Burns with associated other traumatic injuries, such as traumatic brain injury, blast injuries, fractures, injuries to the skin, muscle, and bone, occur in approximately one-third of wartime injuries. Combined burn/trauma injuries are problematic because they are painful and consume numerous resources, including dressing supplies, equipment, narcotics, and personnel. Pain associated with the wounds incapacitates the injured Soldier at the point of injury, and the narcotics used to treat pain decrease the Soldier’s physical and mental function. A nonnarcotic dressing that can be immediately applied to a burn wound (or any other traumatic wound) and left in place for 5-7 days that decreases pain both immediately and for 5-7 days would conserve valuable resources (narcotics, dressings) and improve injured Soldier capabilities, particularly during prolonged field care situations. Lidocaine is a local anesthetic that is usually injected to decrease pain. When used topically on a large wound, lidocaine can cause neurologic (seizures) and cardiac (arrhythmias) complications. Wounds can be injected with lidocaine, but this requires a sterile environment and supplies, and the effects are short-lived.

We have utilized our expertise in wounds and nanotechnology to develop a wound dressing that consists of lidocaine bonded via a nanoparticle to dried tilapia skin (long-acting lyophilized nanoparticle anesthetic tilapia dressing, or NPD). The nanoparticle controls the release of lidocaine to the injured tissue to control pain yet minimize toxicity, while the tilapia skin, which improves wound healing, serves as a protective dressing. The dried tilapia skin is light, can be easily carried, and can be easily reconstituted at the time of use by adding water. This would decrease acute and long-term pain as well as promote wound healing.

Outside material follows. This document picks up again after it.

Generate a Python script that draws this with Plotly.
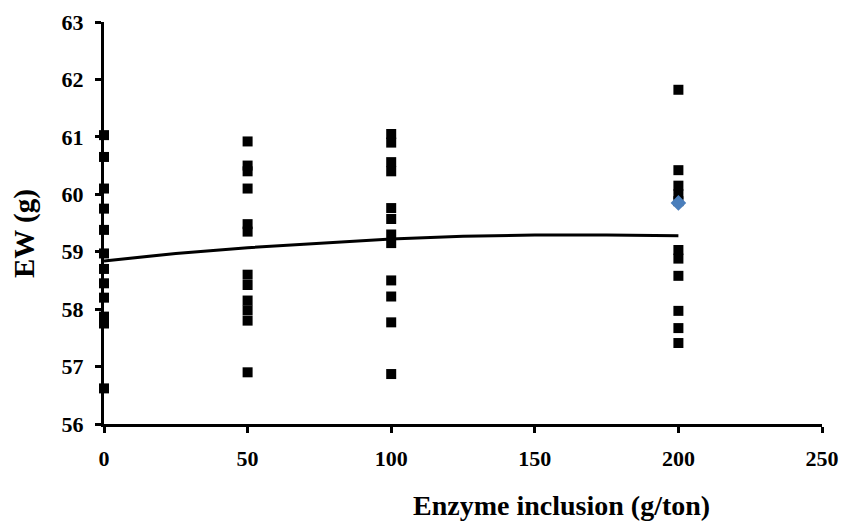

The purpose of this proposal is to determine the pharmacokinetics (drug absorption and clearance) of various doses of lidocaine in the NPD and to determine the optimal safe amount of lidocaine to incorporate in the nanoparticle dressing using a pig model. This application therefore addresses the FY21 MBRP IDA Focus Area for development of therapeutic interventions for burn injury in the polytrauma patient to improve Service Member outcomes by addressing gaps in injured combatant wound care and pain control at the point of injury. The project will benefit burn-injured Service Members by controlling pain immediately and in the days post-injury while still maintaining battlefield readiness. The general public would benefit from this dressing, as it could be used in the field by paramedics for a burn or any traumatic wound to immediately control pain. The dressing could also have applicability in the hospital for painful wounds ranging from burns and skin graft donor sites to acute and chronic wounds. The clinical benefits are potential improvements in pain control, infection prevention, and wound healing. The risk is toxicity of lidocaine (hence, this study) and wound infection. This project is a crucial step in bringing the NPD to clinical use, as it provides safety and dosing data that are essential prior to applying the dressing clinically. The next step in the development of this dressing would be a study comparing pain control, wound healing, infection, and scarring between the NPD and current dressing care. Further clinical trials and approval by the Food and Drug Administration would be the final step in the process. The NPD could fundamentally change wound management at the point of injury and throughout the continuum of care.